Home. Everyone I know is tidying up and throwing away all those things  they’ve squirrelled away for ages. They’re also redecorating and investing in new things they’d meant to replace ages ago. Good news for anything to do with cooking, relaxing sleeping. We can anticipate a run on beds soon. We’re all going to get to know our homes rather well and feel how important they are and not just a staging post. People won’t want to sell and the value of houses will plummet.

Holidays. No. Not for a while. Except at home.

Entertainment. Netflix, Amazon and the best of BBC,  ITV, Channel 4 and others. Take-home food will be increasingly appealing. Get merry at home. Pity the poor taxi drivers though.

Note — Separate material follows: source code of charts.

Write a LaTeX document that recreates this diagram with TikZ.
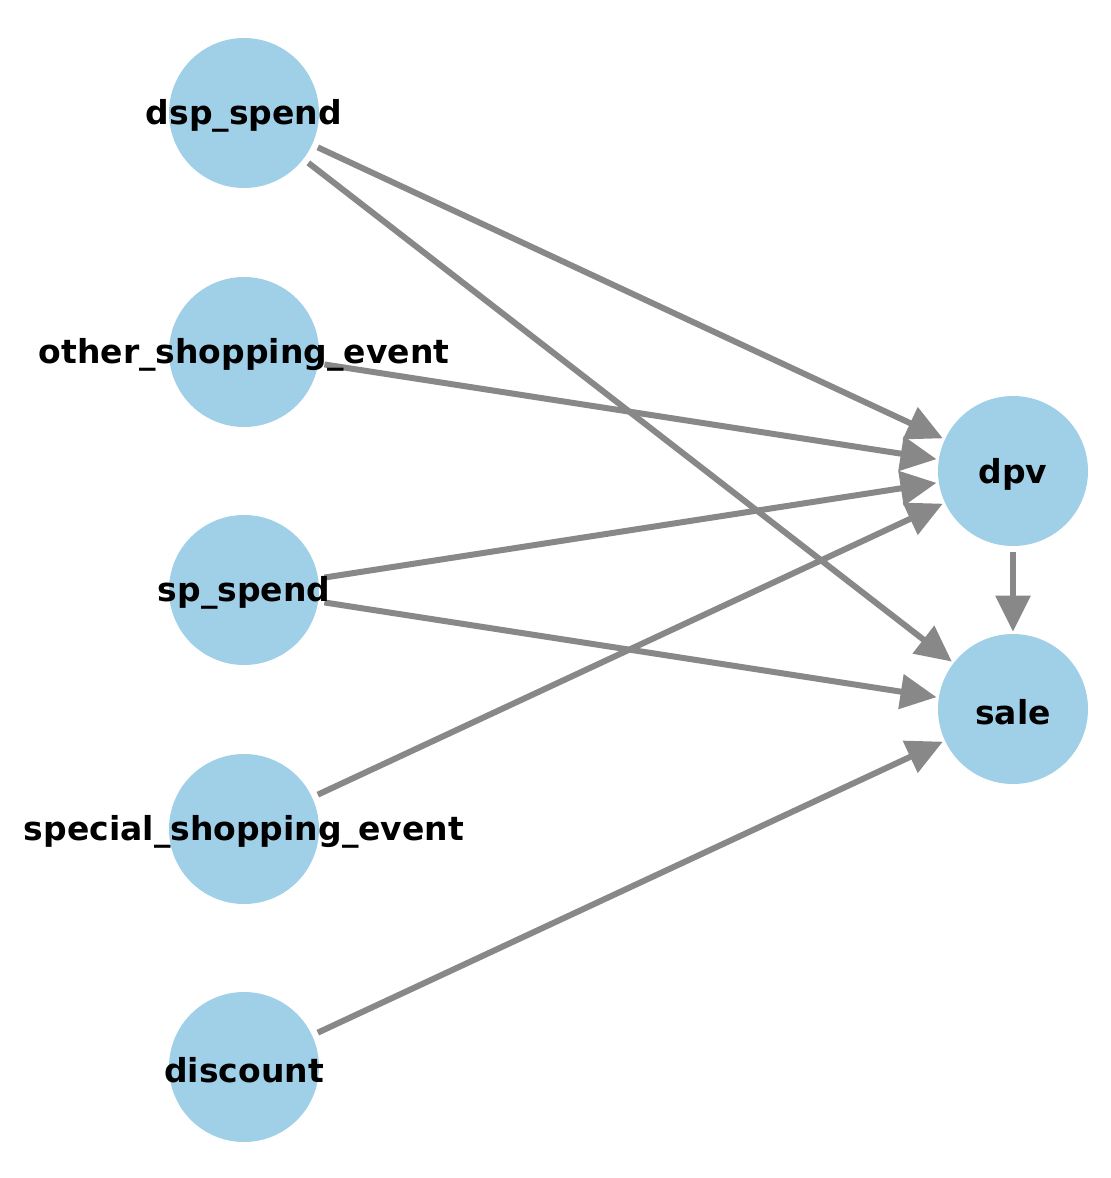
\documentclass[tikz,border=0pt]{standalone}
\usepackage{fontspec}
\setmainfont{DejaVu Sans}
\usetikzlibrary{arrows.meta,backgrounds}
\definecolor{nodeblue}{HTML}{A0CFE8}
\definecolor{edgegray}{HTML}{888888}
\tikzset{
  var/.style={circle,fill=nodeblue,minimum size=75pt,inner sep=0pt,
    label={[font=\fontsize{16.5}{18}\selectfont\bfseries,yshift=-1.5pt]center:#1}},
  dep/.style={draw=edgegray,line width=3pt,-{Triangle[length=18pt,width=17pt]},edgegray,shorten <=3pt,shorten >=1pt}
}
\begin{document}
\begin{tikzpicture}[x=0.5pt,y=-0.5pt,line join=round]
				\useasboundingbox (0,0) rectangle (1110,1178);
				\node[var={dsp\_spend}] (dsp) at (244,113) {};
				\node[var={other\_shopping\_event}] (other) at (244,352) {};
				\node[var={sp\_spend}] (sp) at (244,590) {};
				\node[var={special\_shopping\_event}] (special) at (244,829) {};
				\node[var={discount}] (disc) at (244,1067) {};
				\node[var={dpv}] (dpv) at (1013,471) {};
				\node[var={sale}] (sale) at (1013,709) {};
				\begin{scope}[on background layer]
				\draw[dep] (dsp) -- (dpv);
				\draw[dep] (dsp) -- (sale);
				\draw[dep] (other) -- (dpv);
				\draw[dep] (sp) -- (dpv);
				\draw[dep] (sp) -- (sale);
				\draw[dep] (special) -- (dpv);
				\draw[dep] (disc) -- (sale);
				\draw[dep] (dpv) -- (sale);
				\end{scope}
			\end{tikzpicture}
\end{document}
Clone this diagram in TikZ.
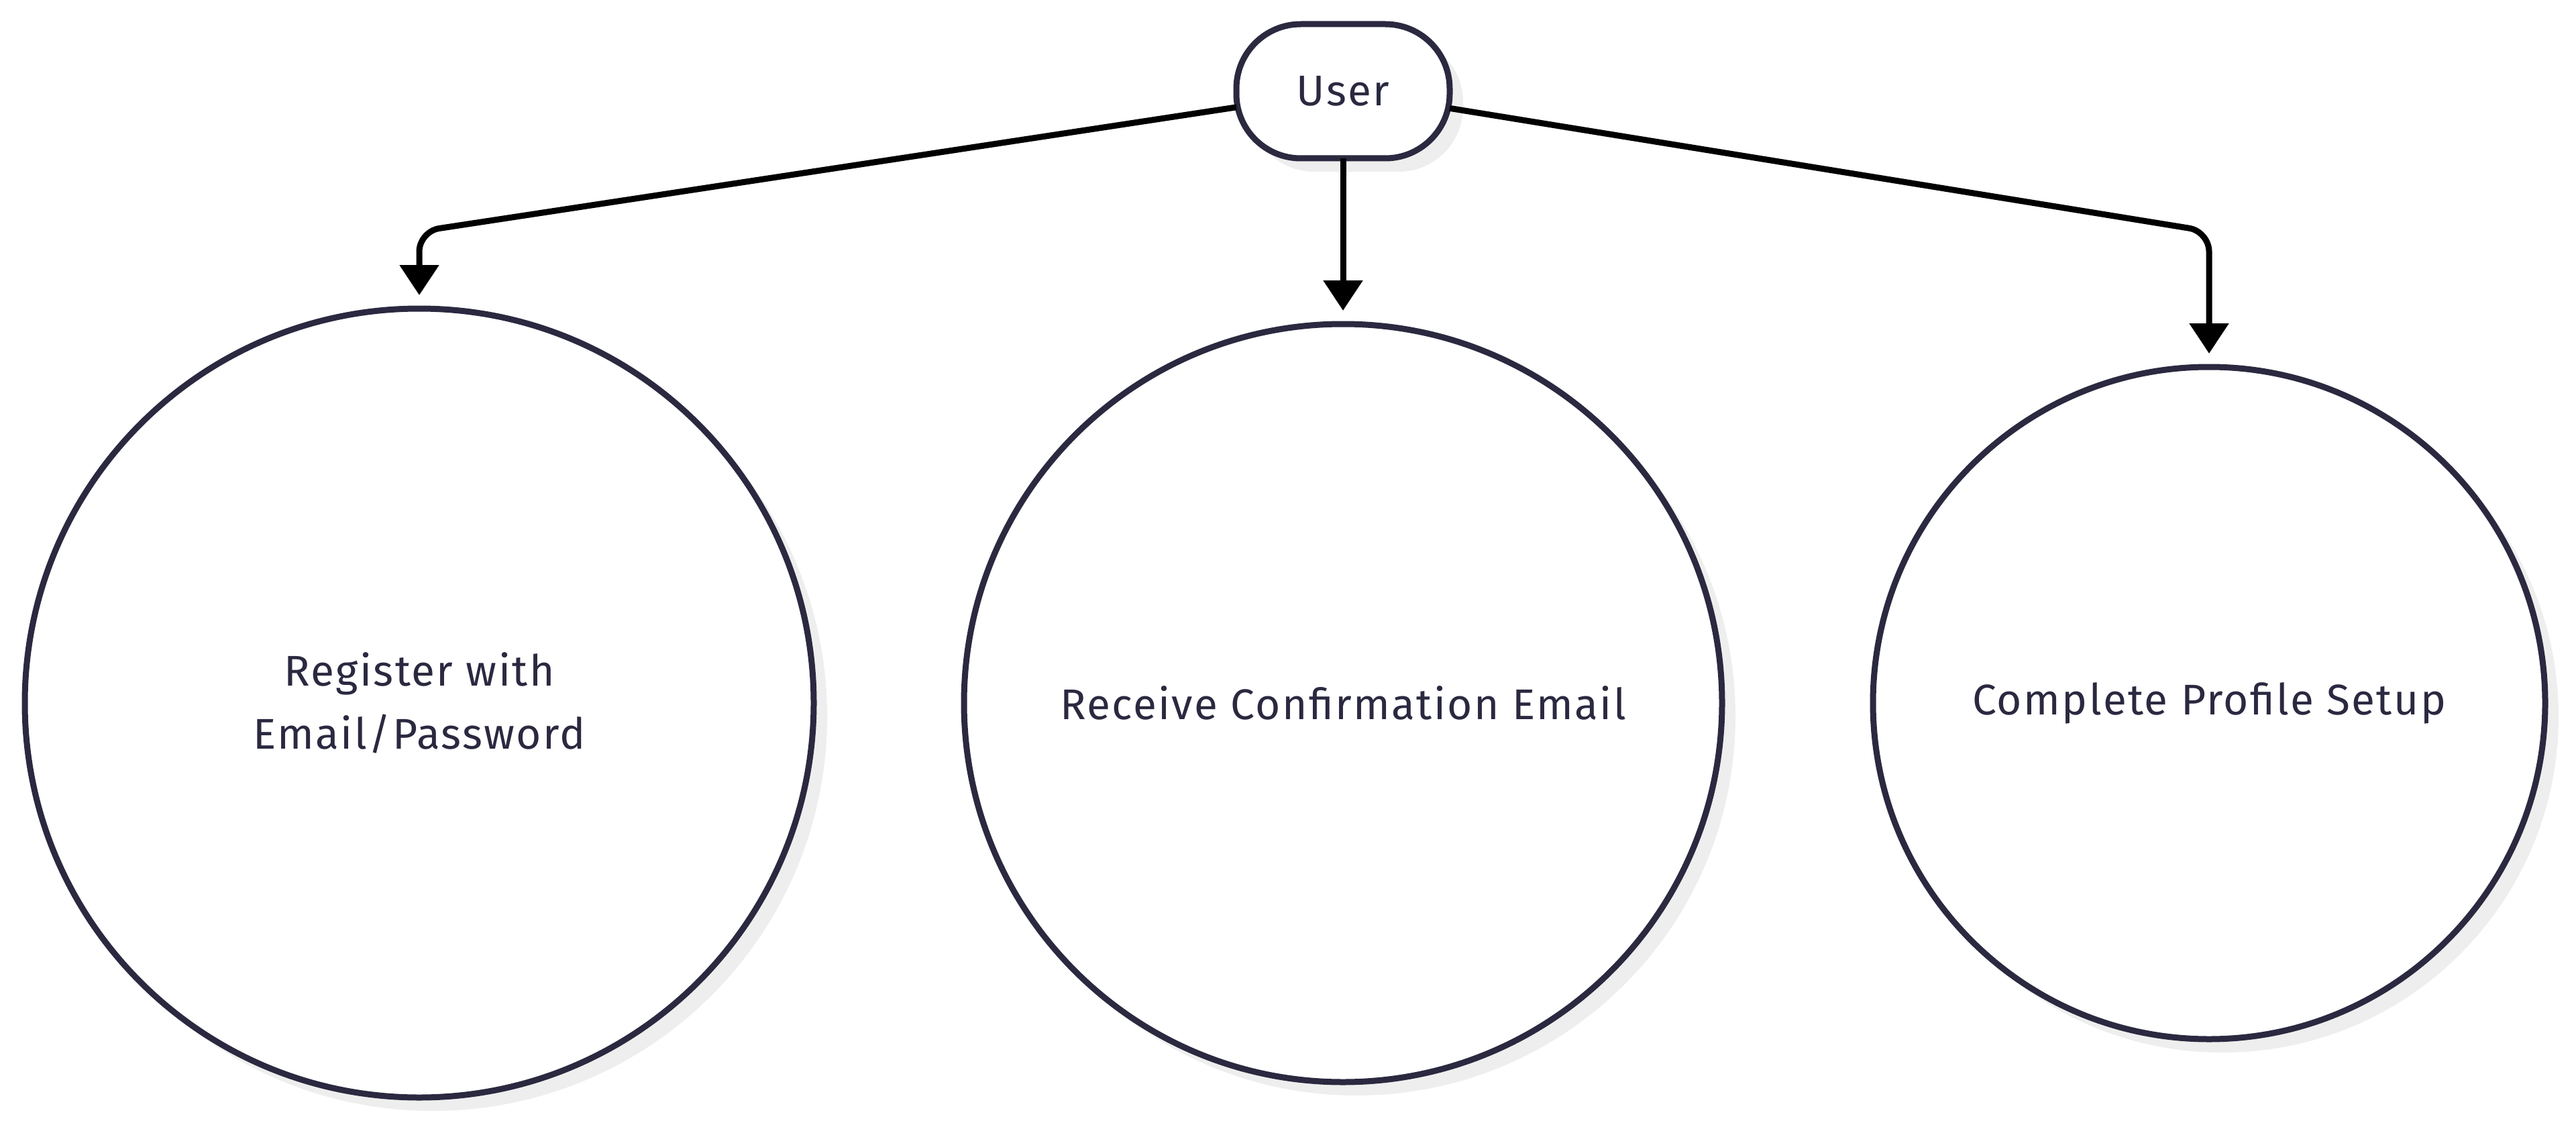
\documentclass[tikz,border=0pt]{standalone}
\usepackage{fontspec}
\setmainfont[LetterSpace=3.7]{Fira Sans}
\usetikzlibrary{arrows.meta,shadows}
\definecolor{ink}{HTML}{2A2940}
\definecolor{shade}{HTML}{EEEEEE}
\begin{document}
\begin{tikzpicture}[x=1pt,y=-1pt,
  lbl/.style={font=\fontsize{64}{94}\selectfont, text=ink},
  softshadow/.style={drop shadow={shadow xshift=20pt, shadow yshift=-20pt, fill=shade, opacity=1}},
  bubble/.style={circle, draw=ink, line width=9pt, fill=white, inner sep=0pt, outer sep=0pt, lbl, softshadow},
  actor/.style={rectangle, rounded corners=96pt, draw=ink, line width=9pt, fill=white,
    minimum width=318pt, minimum height=200pt, inner sep=0pt, outer sep=0pt, lbl, softshadow},
  link/.style={draw=black, line width=9pt, rounded corners=30pt,
    -{Triangle[width=57pt,length=45pt]}, shorten >=20pt}
]
\useasboundingbox (0,0) rectangle (3840,1677);
\node[actor] (user) at (2002,136) {User};
\node[bubble, minimum size=1176pt, align=center] (reg) at (625,1048) {Register with\\Email/Password};
\node[bubble, minimum size=1130pt] (conf) at (2002,1048) {Receive Confirmation Email};
\node[bubble, minimum size=1002pt] (prof) at (3293,1048) {Complete Profile Setup};
\coordinate (bendL) at (625,345);
\coordinate (bendR) at (3293,345);
\draw[link] (user) -- (bendL) -- (reg);
\draw[link] (user) -- (conf);
\draw[link] (user) -- (bendR) -- (prof);
\end{tikzpicture}
\end{document}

Our town/village/street. Local community will trump everything. We now have Sussex Peasant, the Sussex farm produce on sale around Sussex from renovated horseboxes. 


Milk and More allows the home delivery of milk to revive. Local pubs will be the ones that open that look nice and  have great local beer (there are 70 odd local breweries in Sussex – who needs the Anheuser-Busch InBev, SABMiller, Heineken International, and Carlsberg Group? Blimey – doesn’t that name tell you everything that’s wrong with this stupid global fiasco of a world we’ve created?)


Think small. Think local. Buy from those closest – but they must be good enough – there are no excuses any more for local and bad.

The pieces are here but we are not yet recovering from this chaos.

We should surely now that there has never been a better and more important time for “Start Ups” – read the Sunday Times Business Section for their view. Enterprise, resourcefulness and resilience are part of the recipe. Do not try to restore the Global Economy as it was. It’s over.

We can do better.

Above all restore our good spirits . We can’t build a Camelot on gloom.